Se questi risultati saranno confermati nei prossimi mesi, dopo l’accertamento del numero dei silenti e un’analisi più approfondita nella tipologia degli iscritti, sarà necessario tornare ad affrontare il tema della previdenza complementare e tutti, favorevoli e contrari, non potranno non partire dalla realtà dei numeri e dalla qualità delle adesioni.

 

In alcuni settori la previdenza è una realtà che ha incontrato un largo successo tra i lavoratori. Si tratta di settori dove i lavoratori hanno avuto più informazione e dove forte, pensiamo ai metalmeccanici, è stata anche la presenza di forze contrarie ai Fondi.
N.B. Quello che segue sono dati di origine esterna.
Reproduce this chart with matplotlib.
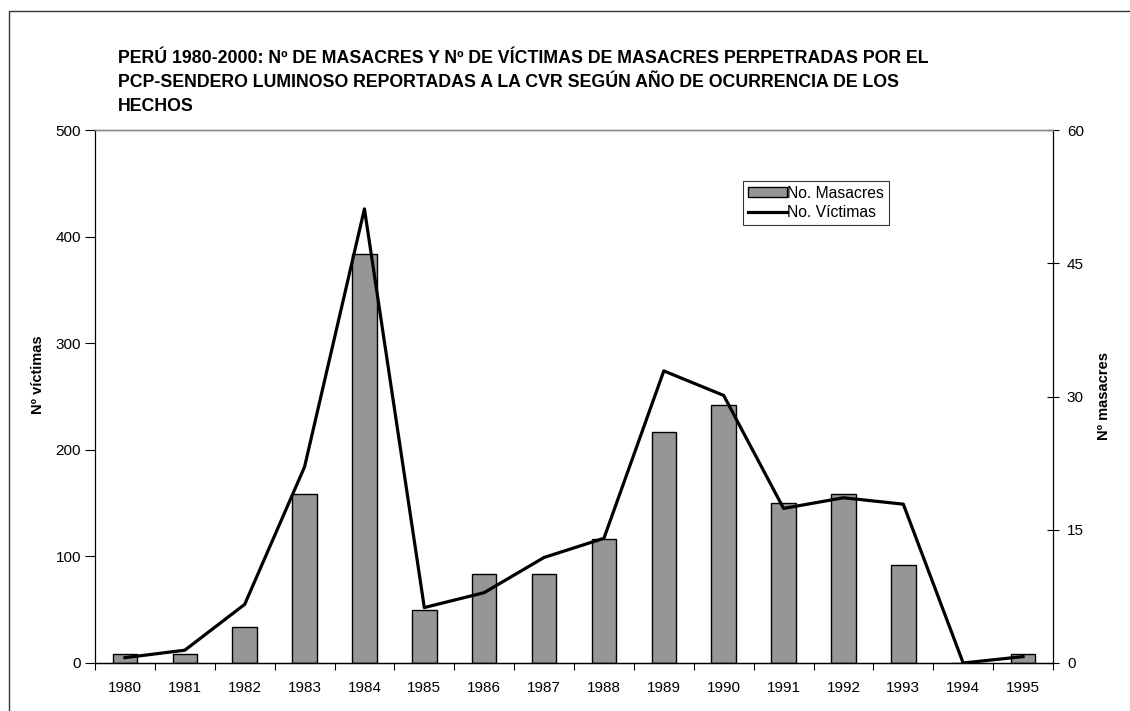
import matplotlib
matplotlib.use("Agg")
import matplotlib.pyplot as plt
from matplotlib.patches import Rectangle
import numpy as np

plt.rcParams['font.family'] = ['Liberation Sans', 'DejaVu Sans']

years = ['1980', '1981', '1982', '1983', '1984', '1985', '1986', '1987',
         '1988', '1989', '1990', '1991', '1992', '1993', '1994', '1995']
masacres = [1, 1, 4, 19, 46, 6, 10, 10, 14, 26, 29, 18, 19, 11, 0, 1]
victimas = [5, 12, 55, 184, 426, 52, 66, 99, 117, 274, 251, 145, 155, 149, 0, 6]

title = ("PERÚ 1980-2000: Nº DE MASACRES Y Nº DE VÍCTIMAS DE MASACRES PERPETRADAS POR EL\n"
         "PCP-SENDERO LUMINOSO REPORTADAS A LA CVR SEGÚN AÑO DE OCURRENCIA DE LOS\n"
         "HECHOS")

W, H = 1130, 711
fig = plt.figure(figsize=(W / 100, H / 100), dpi=100)

# outer frame
fig.patches.append(Rectangle((9 / W, -0.1), 1.2, (1 - 11 / H) + 0.1,
                             transform=fig.transFigure, fill=False,
                             edgecolor='#333333', linewidth=1.0))

ax1 = fig.add_axes([95 / W, (H - 663) / H, (1053 - 95) / W, (663 - 130) / H])
ax2 = ax1.twinx()

x = np.arange(len(years))
bars = ax2.bar(x, masacres, width=0.41, color='#969696', edgecolor='black',
               linewidth=1.0, label='No. Masacres', zorder=2)
line, = ax1.plot(x, victimas, color='black', linewidth=2.3,
                 label='No. Víctimas', zorder=3)

ax1.set_zorder(ax2.get_zorder() + 1)
ax1.patch.set_visible(False)

ax1.set_xlim(-0.5, len(years) - 0.5)
ax1.set_ylim(0, 500)
ax2.set_ylim(0, 60)
ax1.set_yticks([0, 100, 200, 300, 400, 500])
ax2.set_yticks([0, 15, 30, 45, 60])

ax1.set_xticks(x)
ax1.set_xticklabels(years)
ax1.set_xticks(np.arange(-0.5, len(years), 1.0), minor=True)
ax1.tick_params(axis='x', which='major', length=0, labelsize=11, pad=13)
ax1.tick_params(axis='x', which='minor', length=5, width=0.8, direction='out')
ax1.tick_params(axis='y', length=7, width=0.8, direction='out', labelsize=11, pad=3)
ax2.tick_params(axis='y', length=8, width=0.8, direction='inout', labelsize=11, pad=6)

for a in (ax1, ax2):
    a.spines['top'].set_color('#888888')
    a.spines['top'].set_linewidth(1.0)
    a.spines['left'].set_linewidth(0.9)
    a.spines['right'].set_linewidth(0.9)
    a.spines['bottom'].set_linewidth(0.9)
ax2.spines['left'].set_visible(False)
ax1.spines['right'].set_visible(False)

ax1.set_ylabel('Nº víctimas', fontsize=10.5, fontweight='bold')
ax1.yaxis.set_label_coords(-0.052, 0.54)
ax2.set_ylabel('Nº masacres', fontsize=10.5, fontweight='bold')
ax2.yaxis.set_label_coords(1.046, 0.5)

fig.text(118 / W, 1 - 50 / H, title, ha='left', va='top', fontsize=12.8,
         fontweight='bold', linespacing=1.55)

leg = ax1.legend([bars, line], ['No. Masacres', 'No. Víctimas'],
                 loc='upper left', bbox_to_anchor=((743 - 95) / 958, (663 - 181) / 533),
                 frameon=True, fancybox=False, shadow=False, fontsize=11.3,
                 borderpad=0.3, labelspacing=0.3, handlelength=2.5,
                 handleheight=0.6, handletextpad=0.0, borderaxespad=0.0)
leg.get_frame().set_edgecolor('black')
leg.get_frame().set_linewidth(0.8)

fig.savefig('out.png', dpi=100)
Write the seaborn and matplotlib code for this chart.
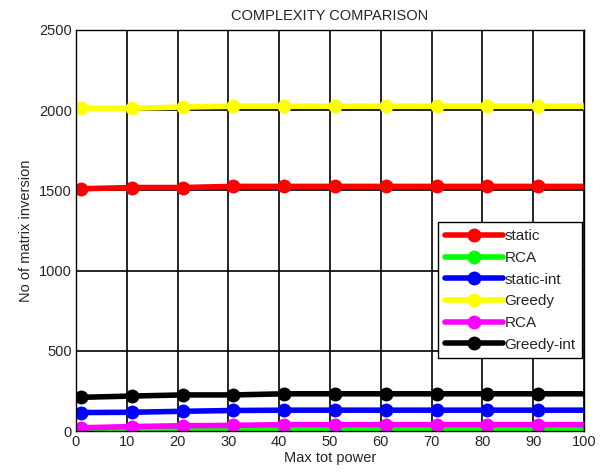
import numpy as np
import pandas as pd
import matplotlib
matplotlib.use("Agg")
import matplotlib.pyplot as plt
import seaborn as sns

# Data
power = [1, 11, 21, 31, 41, 51, 61, 71, 81, 91, 101]
static = [1510, 1518, 1518, 1525, 1525, 1525, 1525, 1525, 1525, 1525, 1525]
rca = [5, 8, 10, 12, 14, 14, 14, 14, 14, 14, 14]
static_int = [115, 117, 123, 128, 130, 130, 130, 130, 130, 130, 130]
greedy = [2012, 2012, 2020, 2025, 2025, 2025, 2025, 2025, 2025, 2025, 2025]
rca2 = [20, 28, 33, 35, 40, 40, 40, 40, 40, 40, 40]
greedy_int = [210, 218, 225, 225, 232, 232, 232, 232, 232, 232, 232]

series = [
    ("static", static, "#ff0000"),
    ("RCA", rca, "#00ff00"),
    ("static-int", static_int, "#0000ff"),
    ("Greedy", greedy, "#ffff00"),
    ("RCA", rca2, "#ff00ff"),
    ("Greedy-int", greedy_int, "#000000"),
]

sns.set_style("white")
plt.rcParams["font.family"] = ["Liberation Sans", "DejaVu Sans"]

fig = plt.figure(figsize=(6.06, 4.76), dpi=100)
ax = fig.add_axes([0.1254, 0.0945, 0.8383, 0.8425])

for name, vals, col in series:
    df = pd.DataFrame({"power": power, "value": vals})
    sns.lineplot(data=df, x="power", y="value", ax=ax, color=col, label=name,
                 linewidth=4, marker="o", markersize=10, markeredgewidth=0)

ax.set_xlim(0, 100)
ax.set_ylim(0, 2500)
ax.set_xticks(np.arange(0, 101, 10))
ax.set_yticks(np.arange(0, 2501, 500))
ax.grid(True, color="black", linewidth=1.2, linestyle="-")
ax.set_axisbelow(True)
for s in ax.spines.values():
    s.set_color("black")
    s.set_linewidth(1)
ax.tick_params(labelsize=10.5, length=0, pad=3)

ax.set_title("COMPLEXITY COMPARISON", fontsize=10.5, pad=7)
ax.set_xlabel("Max tot power", fontsize=10.5, labelpad=1)
ax.set_ylabel("No of matrix inversion", fontsize=10.5, labelpad=4)

leg = ax.legend(loc="upper right", bbox_to_anchor=(0.997, 0.52), borderaxespad=0,
                fontsize=11, frameon=True, fancybox=False, edgecolor="black",
                handlelength=3.8, handletextpad=0.1, labelspacing=0.5,
                borderpad=0.45)
leg.get_frame().set_linewidth(1)
leg.get_frame().set_alpha(1)

fig.savefig("out.png", dpi=100)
Difficile, quindi, considerare questa massiccia adesione come frutto di scarsa informazione. Per la maggioranza dei lavoratori di altri settori e/o dimensioni di azienda questa adesione non è invece avvenuta e non è avvenuta soprattutto tra i giovani. Anche in questo caso è difficile dopo il semestre attribuire la mancata adesione ad una limitata informazione. Evidentemente molti lavoratori non si fidano di una previdenza affidata al mercato (sarebbero stati ancora di più se il semestre iniziasse oggi) e/o per molti lavoratori, soprattutto i giovani, non vi è la possibilità di aderire (incertezza di occupazione, retribuzioni basse).

 

Per finire questa prima riflessione sui risultati del semestre non si può non rilevare la totale mancanza di proposte alternative alla previdenza complementare da parte dei suoi oppositori politico-sindacali nell’arco del semestre. Nel novembre dello scorso anno sul questo sito è stato pubblicato un appello di Pizzuti, Rinaldini ed altri per dare la possibilità ai lavoratori di devolvere il Tfr oltre che ai Fondi pensione anche all’aumento dei contributi pensionistici pubblici. Antonio Lettieri ha indicato nello stesso periodo su questo sito alcune possibilità alternative di impiego del Tfr ( vedi Il rischio di mandare a Fondo la pensione). Nessuna forza politica e sindacale contraria alla previdenza complementare ha indicato alcunché nel semestre. Nessuno ha ripreso queste proposte e le ha fatte proprie offrendo così una concreta alternativa ai lavoratori a fronte della futura diminuzione della copertura pensionistica pubblica.

 

L’unica iniziativa è stata quella di Rifondazione comunista che ha presentato una proposta di legge per far diventare il Fondo residuale dell’Inps previsto dalla Maroni per i lavoratori senza Fondo negoziale, un Fondo a cui possono aderire tutti i lavoratori dipendenti. Per capirci il Fondo Inps è un Fondo di previdenza complementare come quelli negoziali, che risponde alle stesse regole dettate dalla Maroni e le cui prestazioni dipenderanno dal mercato come quelle dei Fondi negoziali. Il Fondo Inps non potrà avere costi di gestione amministrativa inferiori a quelli dei Fondi negoziali perché se l’Inps in quanto Istituto si offrirà come gestore amministrativo a basso costo dovrà farlo per tutti i Fondi esistenti ed è quanto meno opinabile che un Fondo con un C.d.A. nominato dal Ministro del Lavoro tuteli i lavoratori di più dei Fondi con C.d.A. nominati direttamente da lavoratori e imprese.

 

Sorprende che dagli oppositori all’affidamento al mercato della previdenza l’unica proposta alternativa sia questa. Ho indicato in un articolo su EL i limiti che a mio parere aveva la proposta di Pizzuti, ma offriva un’alternativa concreta. Perché nessuna forza politico-sindacale l’ha fatta propria?